Information Competency: Moving Ahead Despite...

October
2002

At its September 2002 meeting, the Board of Governors was poised to adopt a new graduation requirement for all California community college students. This new requirement for information competency, employing the definition of information competency adopted by the Academic Senate, would indicate to transfer institutions and to employers that our students had the ability to recognize the need for information and to find, evaluate, use, and communicate information in all its various formats. It combines aspects of library literacy, research methods and technological literacy. Information competency includes consideration of the ethical and legal implications of information use and requires the application of both critical thinking and communication skills. [Proposed Revisions to Title 5, Chapter 6, Subchapter 10, Section 55601]

However, just days before the Board was to approve this requirement, the Department of Finance (DOF) declared that a review of graduation requirements would present an "unfunded mandate" to districts; thus, the DOF informed the Board that it was not to adopt this new requirement and that moving ahead to consider it at that time would be illegal.

This frustrating development, a clear intrusion into the right of the system to make its own determinations about educational programs, requirements, and quality, is a source of ongoing discussion throughout the state.
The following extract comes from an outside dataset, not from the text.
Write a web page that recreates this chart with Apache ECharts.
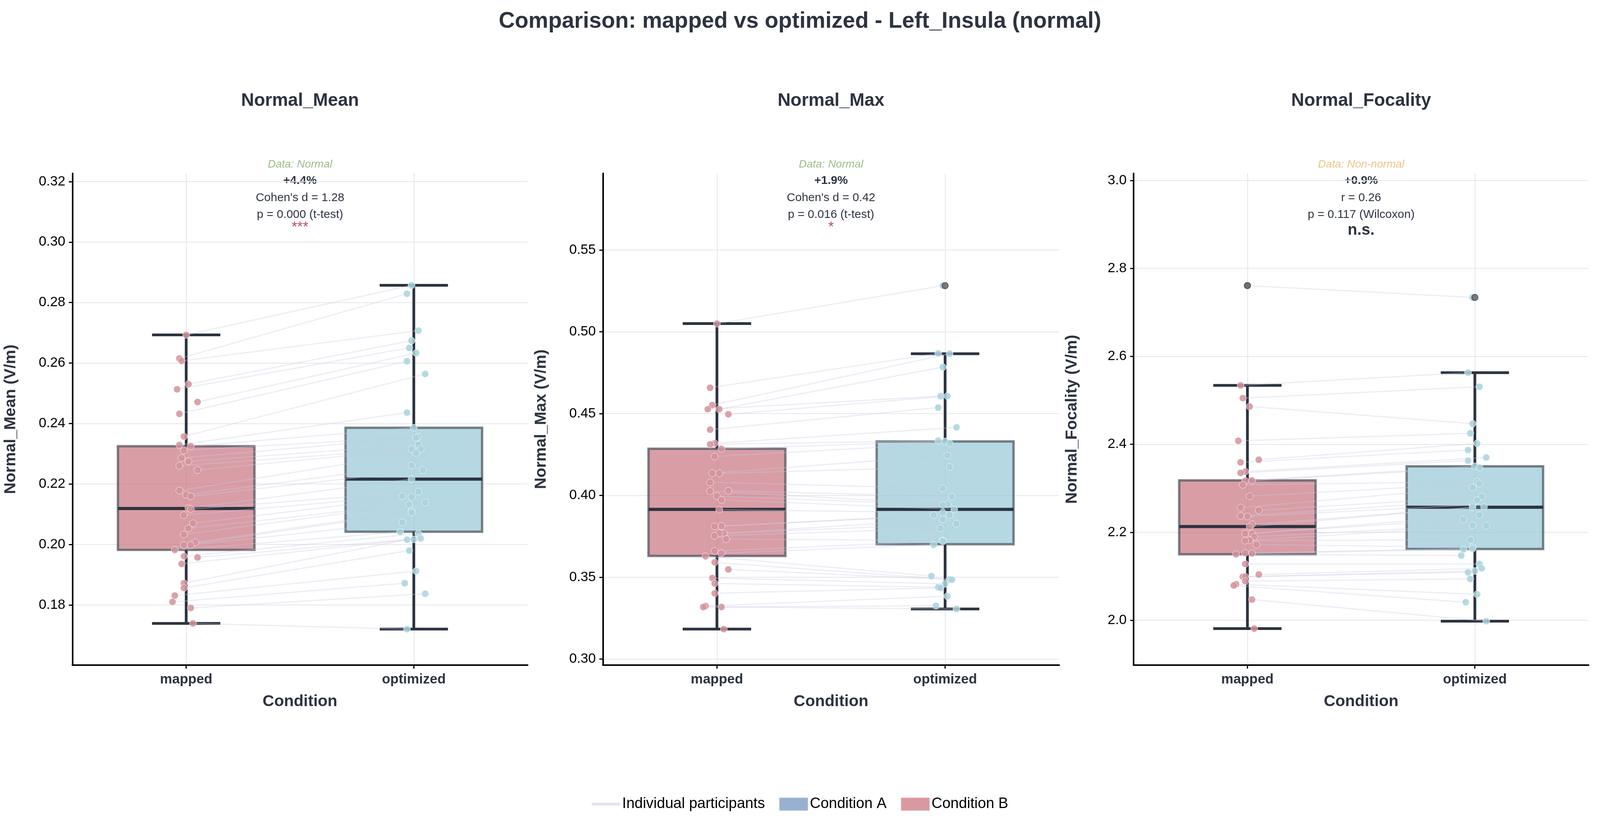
<!DOCTYPE html>
<html>
<head>
<meta charset="UTF-8">
<script src="https://cdn.jsdelivr.net/npm/echarts@6/dist/echarts.min.js"></script>
<style>
  html, body { margin: 0; padding: 0; background: #fff; overflow: hidden; }
  #chart { width: 100vw; height: 100vh; }
</style>
</head>
<body>
<div id="chart"></div>
<script>
// 数据
var categories = ['mapped', 'optimized'];
var panelTitles = ['Normal_Mean', 'Normal_Max', 'Normal_Focality'];
var meanMapped = [0.2693,0.2615,0.2607,0.2530,0.2513,0.2471,0.2432,0.2357,0.2329,0.2325,0.2311,0.2286,0.2275,0.2260,0.2246,0.2178,0.2164,0.2159,0.2120,0.2117,0.2097,0.2070,0.2053,0.2033,0.2007,0.1998,0.1998,0.1982,0.1961,0.1957,0.1936,0.1872,0.1856,0.1831,0.1810,0.1790,0.1739];
var meanOptimized = [0.2857,0.2829,0.2707,0.2674,0.2650,0.2633,0.2606,0.2564,0.2436,0.2386,0.2356,0.2353,0.2330,0.2316,0.2316,0.2303,0.2261,0.2246,0.2216,0.2175,0.2160,0.2157,0.2139,0.2131,0.2111,0.2106,0.2073,0.2041,0.2036,0.2020,0.2017,0.2016,0.1980,0.1912,0.1872,0.1837,0.1720];
var maxMapped = [0.5050,0.4658,0.4552,0.4527,0.4527,0.4496,0.4402,0.4318,0.4312,0.4285,0.4238,0.4137,0.4135,0.4080,0.4028,0.4026,0.3996,0.3973,0.3913,0.3813,0.3811,0.3768,0.3768,0.3753,0.3733,0.3661,0.3647,0.3628,0.3591,0.3548,0.3495,0.3462,0.3402,0.3324,0.3318,0.3318,0.3183];
var maxOptimized = [0.5282,0.4868,0.4866,0.4784,0.4607,0.4607,0.4537,0.4416,0.4334,0.4330,0.4318,0.4244,0.4174,0.4043,0.3993,0.3946,0.3942,0.3915,0.3895,0.3881,0.3879,0.3854,0.3827,0.3798,0.3725,0.3720,0.3698,0.3507,0.3487,0.3485,0.3460,0.3439,0.3435,0.3384,0.3326,0.3306];
var focMapped = [2.761,2.534,2.505,2.486,2.408,2.365,2.359,2.338,2.335,2.318,2.317,2.308,2.282,2.256,2.250,2.237,2.236,2.218,2.213,2.197,2.197,2.190,2.182,2.181,2.172,2.153,2.152,2.150,2.128,2.104,2.099,2.099,2.089,2.082,2.079,2.047,1.981];
var focOptimized = [2.734,2.563,2.531,2.447,2.425,2.402,2.387,2.370,2.363,2.350,2.347,2.315,2.311,2.302,2.281,2.273,2.262,2.258,2.257,2.239,2.229,2.216,2.215,2.183,2.166,2.163,2.161,2.147,2.128,2.118,2.112,2.109,2.094,2.059,2.041,1.998];
// 箱线图统计 [q1, median, q3, 下须, 上须]
var boxStats = [
  [[0.1982,0.2119,0.2325,0.1739,0.2693],[0.2042,0.2216,0.2386,0.1720,0.2857]],
  [[0.3630,0.3915,0.4285,0.3183,0.5050],[0.3702,0.3915,0.4330,0.3306,0.4866]],
  [[2.150,2.213,2.318,1.981,2.534],[2.162,2.257,2.350,1.998,2.563]]
];
var outliers = [[[],[]],[[],[0.5282]],[[2.761],[2.734]]];
var yTicks = [
  [0.18,0.20,0.22,0.24,0.26,0.28,0.30,0.32],
  [0.30,0.35,0.40,0.45,0.50,0.55],
  [2.0,2.2,2.4,2.6,2.8,3.0]
];
var yRange = [[0.1601,0.3227],[0.2963,0.5968],[1.898,3.016]];
var yDigits = [2, 2, 1];
var annotations = [
  ['Data: Normal', '+4.4%', "Cohen's d = 1.28", 'p = 0.000 (t-test)', '***'],
  ['Data: Normal', '+1.9%', "Cohen's d = 0.42", 'p = 0.016 (t-test)', '*'],
  ['Data: Non-normal', '+0.9%', 'r = 0.26', 'p = 0.117 (Wilcoxon)', 'n.s.']
];
var jitter = [0.0,-0.03,-0.02,0.01,-0.04,0.05,-0.03,-0.01,-0.03,0.02,-0.01,-0.02,0.01,-0.03,0.05,-0.03,0.0,0.02,0.01,0.02,-0.01,0.03,0.01,-0.01,0.04,-0.01,0.02,-0.05,-0.01,0.05,-0.02,-0.01,-0.01,-0.05,-0.06,0.02,0.03];

var panels = [[meanMapped, meanOptimized],[maxMapped, maxOptimized],[focMapped, focOptimized]];
var gridLeft = [203, 1691, 3180];
var gridWidth = [1277, 1280, 1276];
var TEXT = '#2d3340';
var fills = ['rgba(199,110,122,0.68)', 'rgba(150,200,213,0.7)'];
var dotColors = ['#d4939c', '#a9d3dd'];

var dom = document.getElementById('chart');
var W = dom.clientWidth, H = dom.clientHeight;
var sx = W / 4488, sy = H / 2138, k = Math.min(sx, sy);
function X(v) { return v * sx; }
function Y(v) { return v * sy; }
function F(v) { return Math.round(v * k); }

var grids = [], xAxes = [], yAxes = [], series = [], graphics = [];

panels.forEach(function (pair, p) {
  grids.push({ left: X(gridLeft[p]), width: X(gridWidth[p]), top: Y(444), height: Y(1259) });
  xAxes.push({
    gridIndex: p, type: 'value', min: -0.5, max: 1.5,
    name: 'Condition', nameLocation: 'middle', nameGap: F(80),
    nameTextStyle: { fontSize: F(45), fontWeight: 'bold', color: TEXT, fontFamily: 'Liberation Sans' },
    axisLine: { onZero: false, lineStyle: { color: '#000', width: F(4) } },
    axisTick: { show: true, length: F(10), customValues: [0, 1], lineStyle: { color: '#000', width: F(3) } },
    axisLabel: { customValues: [0, 1], margin: F(22), fontSize: F(38), fontWeight: 'bold', color: TEXT,
      fontFamily: 'Liberation Sans', formatter: function (v) { return categories[Math.round(v)]; } },
    splitLine: { show: true, lineStyle: { color: '#e6e6e6', width: F(2) } }
  });
  yAxes.push({
    gridIndex: p, type: 'value', min: yRange[p][0], max: yRange[p][1],
    name: panelTitles[p] + ' (V/m)', nameLocation: 'middle', nameGap: F(150),
    nameTextStyle: { fontSize: F(45), fontWeight: 'bold', color: TEXT, fontFamily: 'Liberation Sans' },
    axisLine: { show: true, onZero: false, lineStyle: { color: '#000', width: F(4) } },
    axisTick: { show: true, length: F(10), customValues: yTicks[p], lineStyle: { color: '#000', width: F(3) } },
    axisLabel: { customValues: yTicks[p], margin: F(20), fontSize: F(38), color: '#000', fontFamily: 'Liberation Sans',
      formatter: function (v) { return v.toFixed(yDigits[p]); } },
    splitLine: { show: true, lineStyle: { color: '#e6e6e6', width: F(2) } }
  });

  // 个体连线
  var pairs = [];
  var n = Math.min(pair[0].length, pair[1].length);
  for (var i = 0; i < n; i++) {
    pairs.push([0 + jitter[i], pair[0][i], 1 + jitter[(i + 7) % jitter.length], pair[1][i]]);
  }
  series.push({
    type: 'custom', xAxisIndex: p, yAxisIndex: p, z: 3, silent: true,
    data: pairs,
    renderItem: function (params, api) {
      var a = api.coord([api.value(0), api.value(1)]);
      var b = api.coord([api.value(2), api.value(3)]);
      return { type: 'line', shape: { x1: a[0], y1: a[1], x2: b[0], y2: b[1] },
        style: { stroke: 'rgba(200,204,226,0.35)', lineWidth: F(3) } };
    }
  });

  // 箱线
  series.push({
    type: 'custom', xAxisIndex: p, yAxisIndex: p, z: 2, silent: true,
    data: boxStats[p].map(function (s, c) { return [c].concat(s); }),
    renderItem: function (params, api) {
      var c = api.value(0);
      var q1 = api.coord([c, api.value(1)]), md = api.coord([c, api.value(2)]), q3 = api.coord([c, api.value(3)]);
      var lo = api.coord([c, api.value(4)]), hi = api.coord([c, api.value(5)]);
      var hw = api.size([0.3, 0])[0], cw = api.size([0.15, 0])[0];
      var x = q1[0];
      var dark = { stroke: TEXT, lineWidth: F(8) };
      return { type: 'group', children: [
        { type: 'line', shape: { x1: x, y1: lo[1], x2: x, y2: q1[1] }, style: dark },
        { type: 'line', shape: { x1: x, y1: q3[1], x2: x, y2: hi[1] }, style: dark },
        { type: 'line', shape: { x1: x - cw, y1: lo[1], x2: x + cw, y2: lo[1] }, style: dark },
        { type: 'line', shape: { x1: x - cw, y1: hi[1], x2: x + cw, y2: hi[1] }, style: dark },
        { type: 'rect', shape: { x: x - hw, y: q3[1], width: 2 * hw, height: q1[1] - q3[1] },
          style: { fill: fills[c], stroke: 'rgba(70,78,88,0.7)', lineWidth: F(7) } },
        { type: 'line', shape: { x1: x - hw, y1: md[1], x2: x + hw, y2: md[1] }, style: { stroke: TEXT, lineWidth: F(9) } }
      ] };
    }
  });

  // 散点
  [0, 1].forEach(function (c) {
    series.push({
      type: 'scatter', xAxisIndex: p, yAxisIndex: p, z: 4, silent: true, symbolSize: F(20),
      itemStyle: { color: dotColors[c], opacity: 0.85, borderColor: '#fff', borderWidth: F(1.5) },
      data: pair[c].map(function (v, i) { return [c + jitter[(i + c * 7) % jitter.length], v]; })
    });
    series.push({
      type: 'scatter', xAxisIndex: p, yAxisIndex: p, z: 5, silent: true, symbolSize: F(18),
      itemStyle: { color: '#5c6068', borderColor: '#3a3d44', borderWidth: F(2) },
      data: outliers[p][c].map(function (v) { return [c, v]; })
    });
  });

  // 标题与注释
  var cx = X(gridLeft[p] + gridWidth[p] / 2);
  var ann = annotations[p];
  var anColor = p === 2 ? '#e8c585' : '#9dbc87';
  function txt(y, s, fill, font) {
    graphics.push({ type: 'text', x: cx, y: Y(y), style: { text: s, fill: fill, font: font, align: 'center', verticalAlign: 'middle' } });
  }
  txt(258, panelTitles[p], TEXT, 'bold ' + F(50) + 'px "Liberation Sans"');
  txt(421, ann[0], anColor, 'italic ' + F(31) + 'px "Liberation Sans"');
  txt(463, ann[1], TEXT, 'bold ' + F(33) + 'px "Liberation Sans"');
  txt(507, ann[2], TEXT, F(33) + 'px "Liberation Sans"');
  txt(550, ann[3], TEXT, F(33) + 'px "Liberation Sans"');
  if (p === 2) txt(590, ann[4], TEXT, 'bold ' + F(44) + 'px "Liberation Sans"');
  else txt(583, ann[4], '#c0505f', F(40) + 'px "Liberation Sans"');
});

// 图例用的空系列
series.push({ name: 'Individual participants', type: 'line', xAxisIndex: 0, yAxisIndex: 0, data: [], itemStyle: { color: '#e3e5ef' }, lineStyle: { color: '#e3e5ef', width: 6 } });
series.push({ name: 'Condition A', type: 'scatter', xAxisIndex: 0, yAxisIndex: 0, data: [], itemStyle: { color: '#7f9dc4' } });
series.push({ name: 'Condition B', type: 'scatter', xAxisIndex: 0, yAxisIndex: 0, data: [], itemStyle: { color: '#cf8089' } });

var chart = echarts.init(dom);
chart.setOption({
  animation: false,
  backgroundColor: '#fff',
  title: { text: 'Comparison: mapped vs optimized - Left_Insula (normal)', left: 'center', top: Y(22),
    textStyle: { fontSize: F(62), fontWeight: 'bold', color: TEXT, fontFamily: 'Liberation Sans' } },
  legend: {
    top: Y(2035), left: 'center', itemGap: F(40), itemWidth: F(80), itemHeight: F(36),
    textStyle: { fontSize: F(42), color: '#000', fontFamily: 'Liberation Sans' },
    data: [
      { name: 'Individual participants', icon: 'path://M0,45 L100,45 L100,55 L0,55 Z' },
      { name: 'Condition A', icon: 'rect' },
      { name: 'Condition B', icon: 'rect' }
    ]
  },
  grid: grids, xAxis: xAxes, yAxis: yAxes, series: series, graphic: graphics
});
</script>
</body>
</html>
The Board, the Chancellor, the Consultation Council, and community college faculty supported this new requirement and had tacitly understood that any attendant "costs" would be borne by local colleges or districts in an effort to improve the educational experiences of all our students.
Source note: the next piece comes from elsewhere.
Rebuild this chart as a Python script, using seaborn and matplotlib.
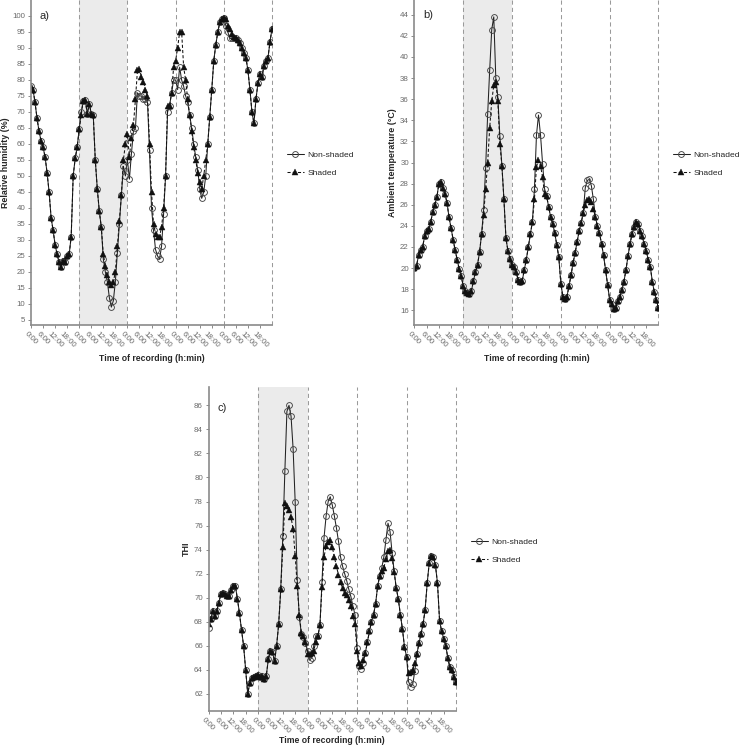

This procedural setback, however, has not dampened faculty's enthusiasm for this requirement. Because local districts remain free to adopt this graduation requirement independent of Board action, colleges, led by their faculty and especially their curriculum committees, continue to press forward in identifying how the local curriculum can best meet the local needs of students and the community by introducing information competency. Prompted perhaps by the once-pending adoption of such a requirement, faculty, deans, and other administrators across the state have launched their own spirited discussions.

The Academic Senate will present for adoption at the Fall 2002 Plenary Session, a second paper in what will no doubt be a series of documents published to support these efforts to institute local information competency requirements. This new document demonstrates how six colleges (Diablo Valley, Glendale, Cabrillo, Cuyamaca, Santa Rosa, and Merced) have gone about making and implementing their local decisions. Often beginning with the definition of information competency adopted by the Academic Senate, these faculty fostered a college-wide discussion by asking such questions as these: What courses currently offered address information competency? What sort of additional courses might be offered? How might the components of information competency be integrated into existing courses?

We urge local senate presidents to share the draft document widely (available electronically at http://www.academicsenate.cc.ca.us) and solicit faculty comment prior to session; presuming the paper's adoption in October, we then hope that the final publication of this informative paper in hard copy and on the Academic Senate website will further stimulate your own local innovation.

In support of resolutions adopted in Spring 2001 and Fall 2001, the Academic Senate also urges faculty to consider how such an information competency requirement might be applied to vocational and technical programs, especially to certificate programs of 18 units or more. At the 2002 Fall Plenary Session, the Curriculum Committee and the Occupational Education Committees will jointly sponsor a breakout on this very topic to explore with faculty the relevance of such competencies to these areas of study. We invite you to join these discussions.